Let's add the package specification file to: /root/rpmbuild/SPECS/pgsql-http.spec.

Example: RPM SPEC for http extension
%global pname http
%global sname pgsql-http
%global pginstdir /usr/pgsql-%{pgmajorversion}

%ifarch ppc64 ppc64le s390 s390x armv7hl
 %if 0%{?rhel} && 0%{?rhel} == 7
  %{!?llvm:%global llvm 0}
 %else
  %{!?llvm:%global llvm 1}
 %endif
%else
 %{!?llvm:%global llvm 1}
%endif

Name:		%{sname}_%{pgmajorversion}
Version:	1.6.0
Release:	PIGSTY1%{?dist}
Summary:	HNSW algorithm for vector similarity search in PostgreSQL.
License:	MIT
URL:		https://github.com/pramsey/%{sname}
Source0:	https://github.com/pramsey/%{sname}/archive/refs/tags/v%{version}.tar.gz
#           https://github.com/pramsey/pgsql-http/archive/refs/tags/v1.6.0.tar.gz

BuildRequires:	postgresql%{pgmajorversion}-devel pgdg-srpm-macros >= 1.0.27
Requires:	postgresql%{pgmajorversion}-server

%description
Wouldn't it be nice to be able to write a trigger that called a web service? Either to get back a result,
 or to poke that service into refreshing itself against the new state of the database?
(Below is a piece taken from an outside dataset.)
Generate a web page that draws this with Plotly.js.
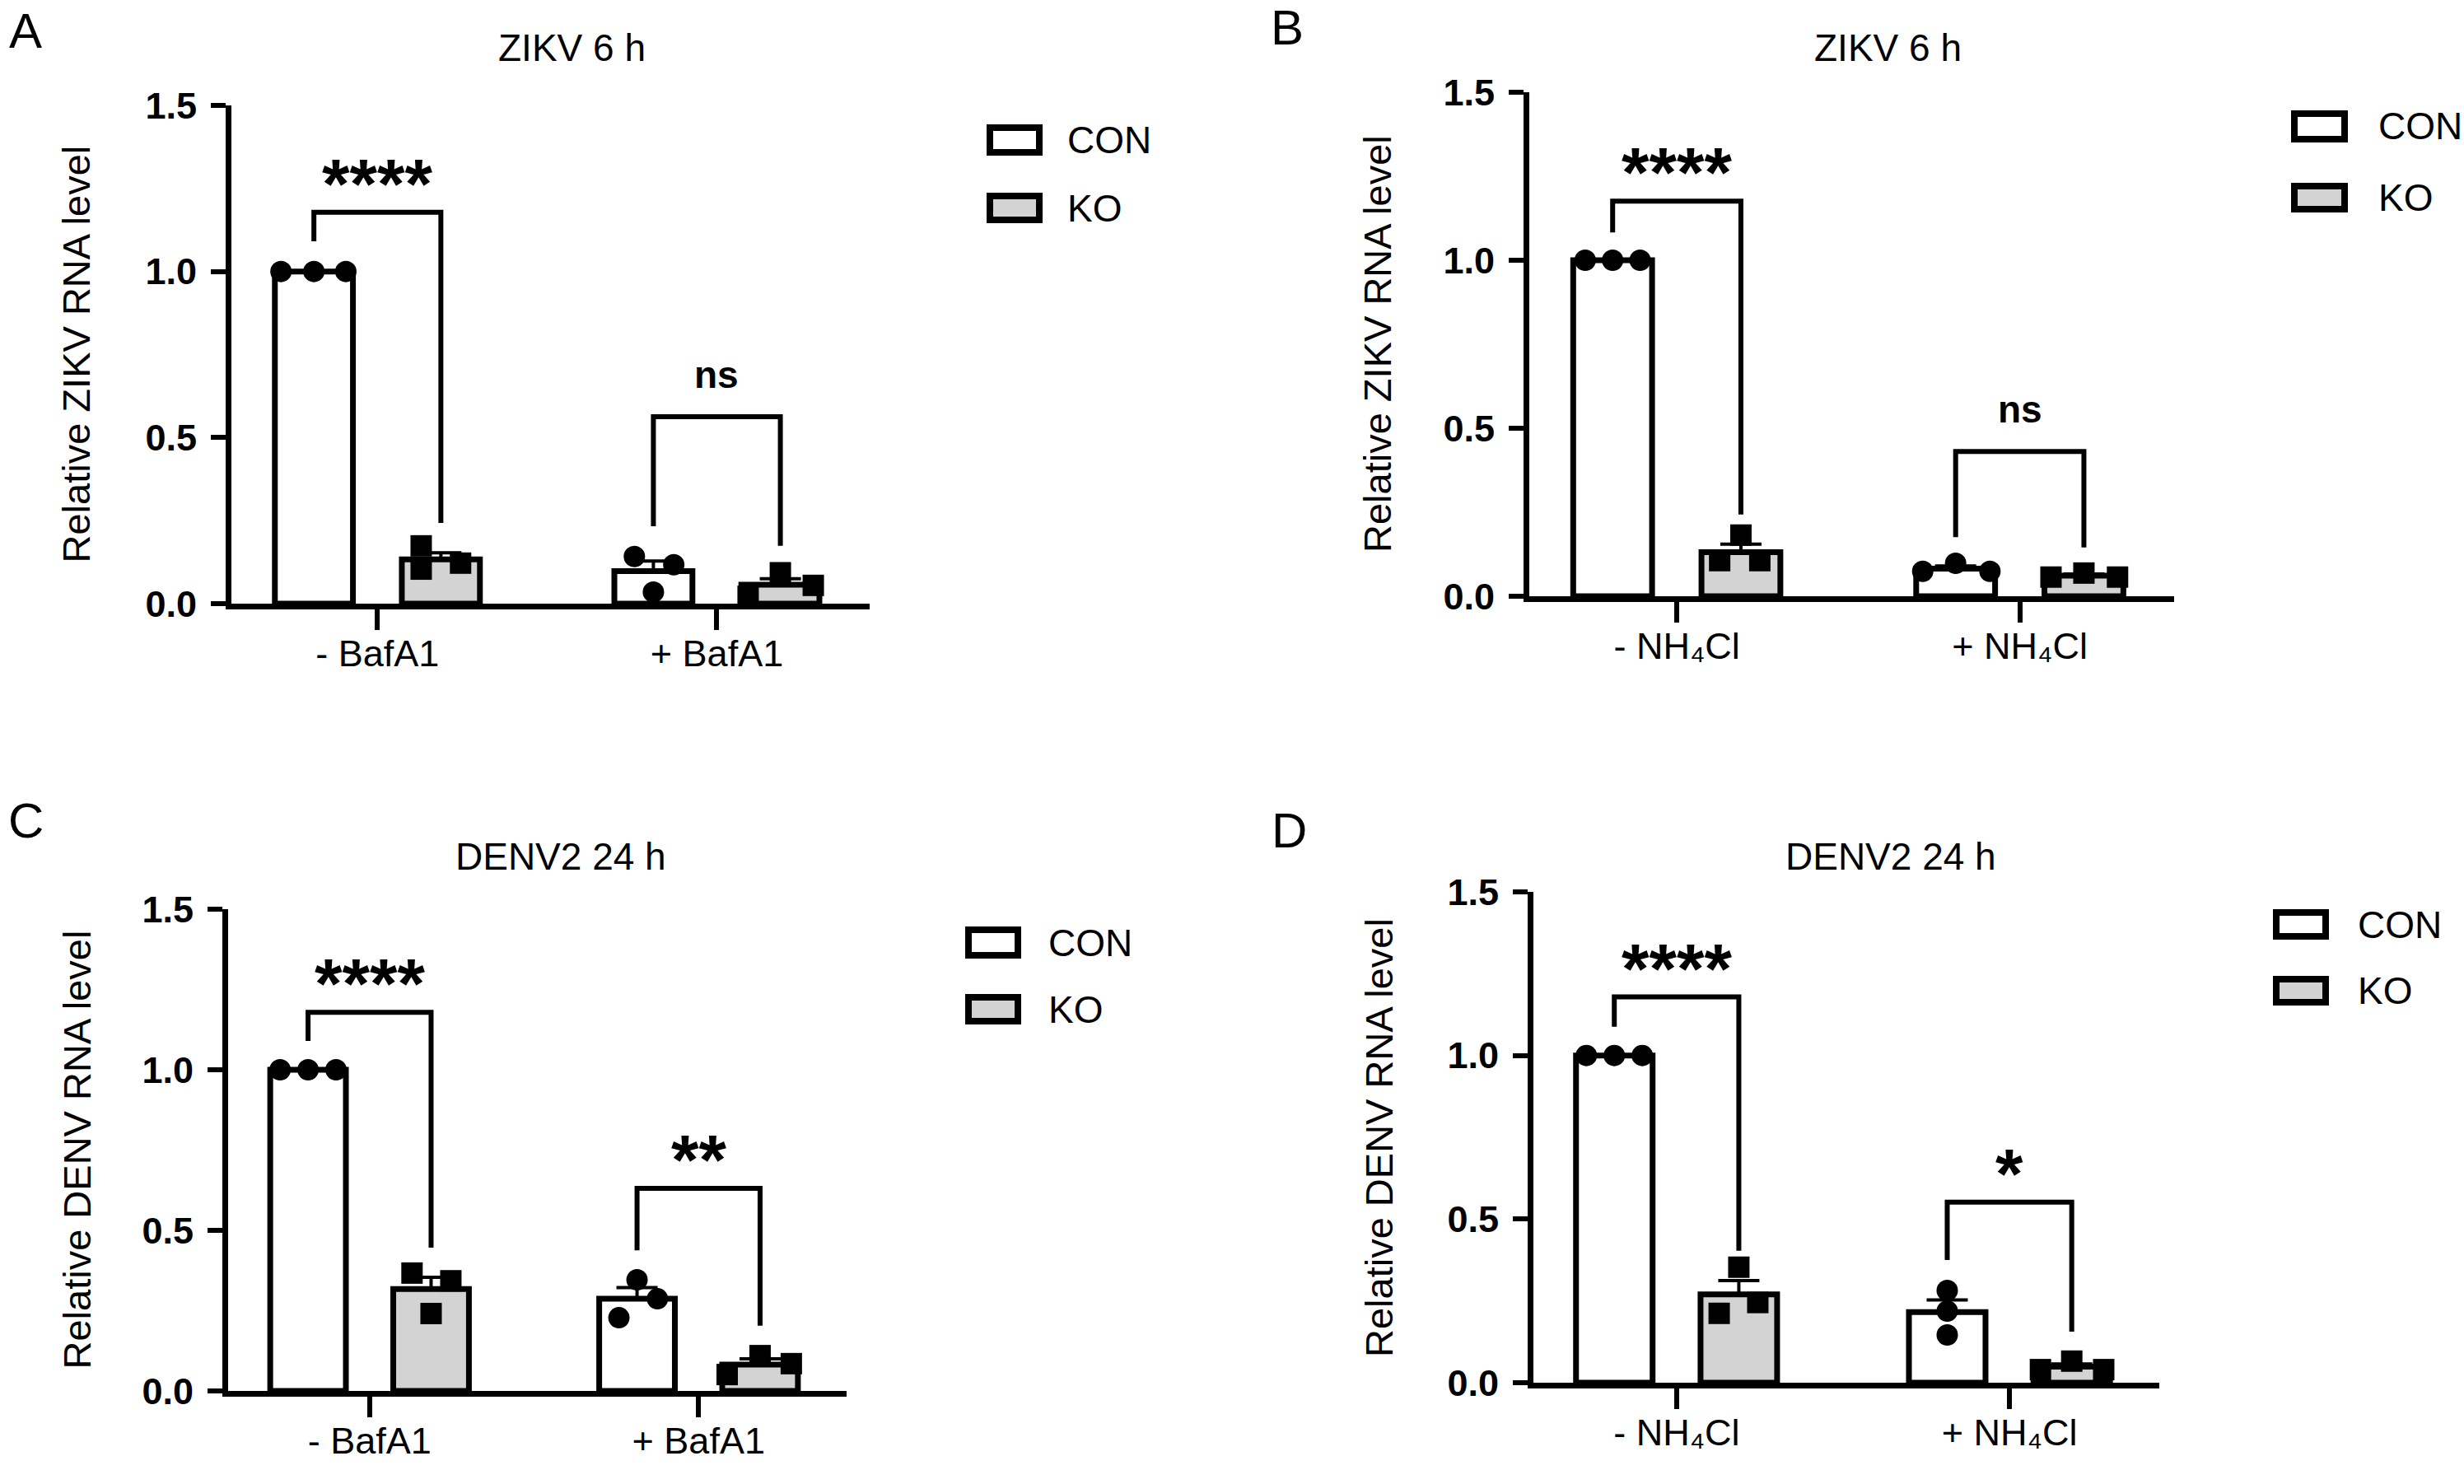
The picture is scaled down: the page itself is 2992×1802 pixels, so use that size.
<!DOCTYPE html>
<html><head><meta charset="utf-8">
<script src="https://cdn.plot.ly/plotly-3.0.1.min.js"></script>
<style>html,body{margin:0;padding:0;background:#fff;}#chart{width:2992px;height:1802px;}</style>
</head><body><div id="chart"></div>
<script>
// ---------------- DATA ----------------
const seriesNames = ['CON', 'KO'];
const panelLetters = ['A', 'B', 'C', 'D'];
const panelTitles = ['ZIKV 6 h', 'ZIKV 6 h', 'DENV2 24 h', 'DENV2 24 h'];
const yTitles = ['Relative ZIKV RNA level', 'Relative ZIKV RNA level', 'Relative DENV RNA level', 'Relative DENV RNA level'];
const catsBafA1 = ['- BafA1', '+ BafA1'];
const catsNH4Cl = ['- NH\u2084Cl', '+ NH\u2084Cl'];
const yTickVals = [0, 0.5, 1.0, 1.5];
const yTickText = ['0.0', '0.5', '1.0', '1.5'];

// Panel A  (ZIKV 6 h, BafA1)
const A_CON_mean = [1.00, 0.098], A_CON_sem = [0.0, 0.030];
const A_KO_mean  = [0.133, 0.057], A_KO_sem = [0.020, 0.018];
const A_CON_pts1 = [1.00, 1.00, 1.00], A_CON_pts2 = [0.142, 0.117, 0.035];
const A_KO_pts1  = [0.174, 0.104, 0.122], A_KO_pts2 = [0.022, 0.093, 0.055];
const A_sig = ['****', 'ns'];
const A_brTop = [1.178, 0.563], A_brLeft = [1.091, 0.233], A_brRight = [0.243, 0.174];

// Panel B  (ZIKV 6 h, NH4Cl)
const B_CON_mean = [1.00, 0.082], B_CON_sem = [0.0, 0.008];
const B_KO_mean  = [0.131, 0.061], B_KO_sem = [0.024, 0.005];
const B_CON_pts1 = [1.00, 1.00, 1.00], B_CON_pts2 = [0.074, 0.098, 0.074];
const B_KO_pts1  = [0.182, 0.106, 0.106], B_KO_pts2 = [0.057, 0.069, 0.057];
const B_sig = ['****', 'ns'];
const B_brTop = [1.176, 0.431], B_brLeft = [1.083, 0.176], B_brRight = [0.243, 0.145];

// Panel C  (DENV2 24 h, BafA1)
const C_CON_mean = [1.00, 0.287], C_CON_sem = [0.0, 0.035];
const C_KO_mean  = [0.317, 0.082], C_KO_sem = [0.037, 0.018];
const C_CON_pts1 = [1.00, 1.00, 1.00], C_CON_pts2 = [0.346, 0.287, 0.228];
const C_KO_pts1  = [0.367, 0.343, 0.241], C_KO_pts2 = [0.051, 0.110, 0.085];
const C_sig = ['****', '**'];
const C_brTop = [1.179, 0.631], C_brLeft = [1.090, 0.438], C_brRight = [0.446, 0.203];

// Panel D  (DENV2 24 h, NH4Cl)
const D_CON_mean = [1.00, 0.216], D_CON_sem = [0.0, 0.037];
const D_KO_mean  = [0.270, 0.049], D_KO_sem = [0.042, 0.008];
const D_CON_pts1 = [1.00, 1.00, 1.00], D_CON_pts2 = [0.282, 0.219, 0.146];
const D_KO_pts1  = [0.353, 0.212, 0.245], D_KO_pts2 = [0.040, 0.066, 0.040];
const D_sig = ['****', '*'];
const D_brTop = [1.179, 0.552], D_brLeft = [1.088, 0.375], D_brRight = [0.403, 0.156];

// ------------- point spread (horizontal placement of replicate dots, category units) -------------
const A_jit = {CON: [[-0.097, 0, 0.094], [-0.056, 0.060, 0]], KO: [[-0.058, -0.058, 0.058], [-0.095, 0, 0.097]]};
const B_jit = {CON: [[-0.080, 0, 0.080], [-0.096, 0, 0.100]], KO: [[0, -0.062, 0.055], [-0.096, 0, 0.098]]};
const C_jit = {CON: [[-0.085, 0, 0.085], [0, 0.062, -0.055]], KO: [[-0.058, 0.060, 0], [-0.100, 0, 0.095]]};
const D_jit = {CON: [[-0.084, 0, 0.084], [0, 0, 0]], KO: [[0, -0.059, 0.057], [-0.094, 0, 0.096]]};

// ---------------- LAYOUT CONSTANTS ----------------
const W = 2992, H = 1802;
const FONT = 'Liberation Sans, Arial, Helvetica, sans-serif';
const px = v => v / W, py = v => 1 - v / H;
const PLOT_PX = [
  {l: 281, r: 1056, t: 128, b: 733},
  {l: 1857, r: 2640, t: 112, b: 724},
  {l: 277, r: 1028, t: 1104, b: 1689},
  {l: 1862, r: 2622, t: 1083, b: 1679}
];
const LETTER_PX = [[31, 37], [1563, 34], [31, 997], [1565, 1008]];
const TITLE_PX = [[694, 58], [2292, 58], [681, 1040], [2296, 1040]];
const YTITLE_X = [92, 1672, 93, 1674];
const LEGEND_PX = [
  {x0: 1202, x1: 1262, con: [155, 185], ko: [238, 267], tx: 1294},
  {x0: 2786, x1: 2847, con: [138, 169], ko: [226, 254], tx: 2886},
  {x0: 1176, x1: 1236, con: [1129, 1160], ko: [1211, 1240], tx: 1271},
  {x0: 2764, x1: 2824, con: [1108, 1137], ko: [1189, 1217], tx: 2861}
];
const XRANGE = [-0.43, 1.45];
const OFFSET = {CON: -0.187, KO: 0.187};
const BAR_W = 0.23;
const FILL = {CON: '#ffffff', KO: '#d3d3d3'};
const SYMBOL = {CON: 'circle', KO: 'square'};

const panels = [
  {cats: catsBafA1, mean: {CON: A_CON_mean, KO: A_KO_mean}, sem: {CON: A_CON_sem, KO: A_KO_sem},
   pts: {CON: [A_CON_pts1, A_CON_pts2], KO: [A_KO_pts1, A_KO_pts2]}, jit: A_jit,
   sig: A_sig, brTop: A_brTop, brLeft: A_brLeft, brRight: A_brRight},
  {cats: catsNH4Cl, mean: {CON: B_CON_mean, KO: B_KO_mean}, sem: {CON: B_CON_sem, KO: B_KO_sem},
   pts: {CON: [B_CON_pts1, B_CON_pts2], KO: [B_KO_pts1, B_KO_pts2]}, jit: B_jit,
   sig: B_sig, brTop: B_brTop, brLeft: B_brLeft, brRight: B_brRight},
  {cats: catsBafA1, mean: {CON: C_CON_mean, KO: C_KO_mean}, sem: {CON: C_CON_sem, KO: C_KO_sem},
   pts: {CON: [C_CON_pts1, C_CON_pts2], KO: [C_KO_pts1, C_KO_pts2]}, jit: C_jit,
   sig: C_sig, brTop: C_brTop, brLeft: C_brLeft, brRight: C_brRight},
  {cats: catsNH4Cl, mean: {CON: D_CON_mean, KO: D_KO_mean}, sem: {CON: D_CON_sem, KO: D_KO_sem},
   pts: {CON: [D_CON_pts1, D_CON_pts2], KO: [D_KO_pts1, D_KO_pts2]}, jit: D_jit,
   sig: D_sig, brTop: D_brTop, brLeft: D_brLeft, brRight: D_brRight}
];

const traces = [], shapes = [], annotations = [];
const layout = {
  width: W, height: H, margin: {l: 0, r: 0, t: 0, b: 0},
  paper_bgcolor: '#fff', plot_bgcolor: 'rgba(0,0,0,0)',
  showlegend: false, barmode: 'overlay', font: {family: FONT, color: '#000'}
};

panels.forEach((p, i) => {
  const n = i === 0 ? '' : String(i + 1);
  const xa = 'x' + n, ya = 'y' + n;
  const P = PLOT_PX[i];
  layout['xaxis' + n] = {
    domain: [px(P.l), px(P.r)], range: XRANGE, anchor: ya,
    showgrid: false, zeroline: false, showline: true, linecolor: '#000', linewidth: 7,
    ticks: 'outside', ticklen: 25, tickwidth: 6, tickcolor: '#000',
    tickvals: p.cats.map((c, k) => k), ticktext: p.cats, ticklabelstandoff: -10,
    tickfont: {family: FONT, size: 45, color: '#000'}, fixedrange: true
  };
  layout['yaxis' + n] = {
    domain: [py(P.b), py(P.t)], range: [0, 1.5], anchor: xa,
    showgrid: false, zeroline: false, showline: true, linecolor: '#000', linewidth: 7,
    ticks: 'outside', ticklen: 18, tickwidth: 6, tickcolor: '#000',
    tickvals: yTickVals, ticktext: yTickText, ticklabelstandoff: 8,
    tickfont: {family: FONT, size: 45, color: '#000', weight: 'bold'}, fixedrange: true
  };

  seriesNames.forEach(s => {
    const xs = p.cats.map((c, k) => k + OFFSET[s]);
    traces.push({
      type: 'bar', x: xs, y: p.mean[s], width: BAR_W, xaxis: xa, yaxis: ya, name: s,
      marker: {color: FILL[s], line: {color: '#000', width: 7}},
      error_y: {type: 'data', symmetric: false, array: p.sem[s], arrayminus: p.sem[s].map(() => 0),
                color: '#000', thickness: 4, width: 25},
      hoverinfo: 'skip'
    });
  });
  seriesNames.forEach(s => {
    const xs = [], ys = [];
    p.pts[s].forEach((grp, k) => grp.forEach((v, j) => {
      xs.push(k + OFFSET[s] + p.jit[s][k][j]); ys.push(v);
    }));
    traces.push({
      type: 'scatter', mode: 'markers', x: xs, y: ys, xaxis: xa, yaxis: ya, cliponaxis: false,
      marker: {color: '#000', size: 26, symbol: SYMBOL[s], line: {width: 0}}, hoverinfo: 'skip'
    });
  });

  // significance brackets
  p.sig.forEach((label, k) => {
    const xl = k + OFFSET.CON, xr = k + OFFSET.KO;
    shapes.push({type: 'path', xref: xa, yref: ya,
      path: `M ${xl},${p.brLeft[k]} L ${xl},${p.brTop[k]} L ${xr},${p.brTop[k]} L ${xr},${p.brRight[k]}`,
      line: {color: '#000', width: 6}});
    const isStar = label.indexOf('*') >= 0;
    annotations.push({xref: xa, yref: ya, x: k, y: p.brTop[k], showarrow: false,
      text: label, xanchor: 'center', yanchor: 'middle', yshift: isStar ? 35 : 51,
      font: {family: FONT, size: isStar ? 86 : 46, color: '#000', weight: 'bold'}});
  });

  // titles, letters, y titles
  annotations.push({xref: 'paper', yref: 'paper', x: px(LETTER_PX[i][0]), y: py(LETTER_PX[i][1]),
    text: panelLetters[i], showarrow: false, xanchor: 'center', yanchor: 'middle',
    font: {family: FONT, size: 60, color: '#000'}});
  annotations.push({xref: 'paper', yref: 'paper', x: px(TITLE_PX[i][0]), y: py(TITLE_PX[i][1]),
    text: panelTitles[i], showarrow: false, xanchor: 'center', yanchor: 'middle',
    font: {family: FONT, size: 46, color: '#000'}});
  annotations.push({xref: 'paper', yref: 'paper', x: px(YTITLE_X[i]), y: py((P.t + P.b) / 2),
    text: yTitles[i], showarrow: false, textangle: -90, xanchor: 'center', yanchor: 'middle',
    font: {family: FONT, size: 47, color: '#000'}});

  // legend
  const L = LEGEND_PX[i];
  seriesNames.forEach(s => {
    const yy = s === 'CON' ? L.con : L.ko;
    shapes.push({type: 'rect', xref: 'paper', yref: 'paper',
      x0: px(L.x0), x1: px(L.x1), y0: py(yy[1]), y1: py(yy[0]),
      fillcolor: FILL[s], line: {color: '#000', width: 8}});
    annotations.push({xref: 'paper', yref: 'paper', x: px(L.tx), y: py((yy[0] + yy[1]) / 2),
      text: s, showarrow: false, xanchor: 'left', yanchor: 'middle',
      font: {family: FONT, size: 46, color: '#000'}});
  });
});

layout.shapes = shapes;
layout.annotations = annotations;
Plotly.newPlot('chart', traces, layout, {displayModeBar: false, staticPlot: true});
</script></body></html>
This extension is for that.


%if %llvm
%package llvmjit
Summary:	Just-in-time compilation support for %{sname}
Requires:	%{name}%{?_isa} = %{version}-%{release}
%if 0%{?rhel} && 0%{?rhel} == 7
%ifarch aarch64
Requires:	llvm-toolset-7.0-llvm >= 7.0.1
%else
Requires:	llvm5.0 >= 5.0
%endif
%endif
%if 0%{?suse_version} >= 1315 && 0%{?suse_version} <= 1499
BuildRequires:	llvm6-devel clang6-devel
Requires:	llvm6
%endif
%if 0%{?suse_version} >= 1500
BuildRequires:	llvm15-devel clang15-devel
Requires:	llvm15
%endif
%if 0%{?fedora} || 0%{?rhel} >= 8
Requires:	llvm => 13.0
%endif

%description llvmjit
This packages provides JIT support for %{sname}
%endif


%prep
%setup -q -n %{sname}-%{version}

%build
PATH=%{pginstdir}/bin:$PATH %{__make} %{?_smp_mflags}

%install
%{__rm} -rf %{buildroot}
PATH=%{pginstdir}/bin:$PATH %{__make} %{?_smp_mflags} install DESTDIR=%{buildroot}

%files
%doc README.md
%{pginstdir}/lib/%{pname}.so
%{pginstdir}/share/extension/%{pname}.control
%{pginstdir}/share/extension/%{pname}*sql
%if %llvm
%files llvmjit
   %{pginstdir}/lib/bitcode/*
%endif

%changelog
* Wed Sep 13 2023 Vonng <[email protected]> - 1.6.0
- Initial RPM release, used by Pigsty <https://pigsty.cc>

You can download the source code package of this extension to /root/rpmbuild/SOURCES, and then use the rpmbuild command to compile for different PG major versions:

rpmbuild --define "pgmajorversion 16" -ba ~/rpmbuild/SPECS/pgsql-http.spec;
rpmbuild --define "pgmajorversion 15" -ba ~/rpmbuild/SPECS/pgsql-http.spec;
rpmbuild --define "pgmajorversion 14" -ba ~/rpmbuild/SPECS/pgsql-http.spec;
rpmbuild --define "pgmajorversion 13" -ba ~/rpmbuild/SPECS/pgsql-http.spec;
rpmbuild --define "pgmajorversion 12" -ba ~/rpmbuild/SPECS/pgsql-http.spec;

The compilation results will be placed in /root/rpmbuild/RPMS. Move them to the Pigsty local source /www/pigsty and execute ./infra.yml -t repo_create to rebuild the local source. You can then use the compiled extension RPM package on other hosts.

For more details, please refer to the RPM build documentation, which will not be expanded further.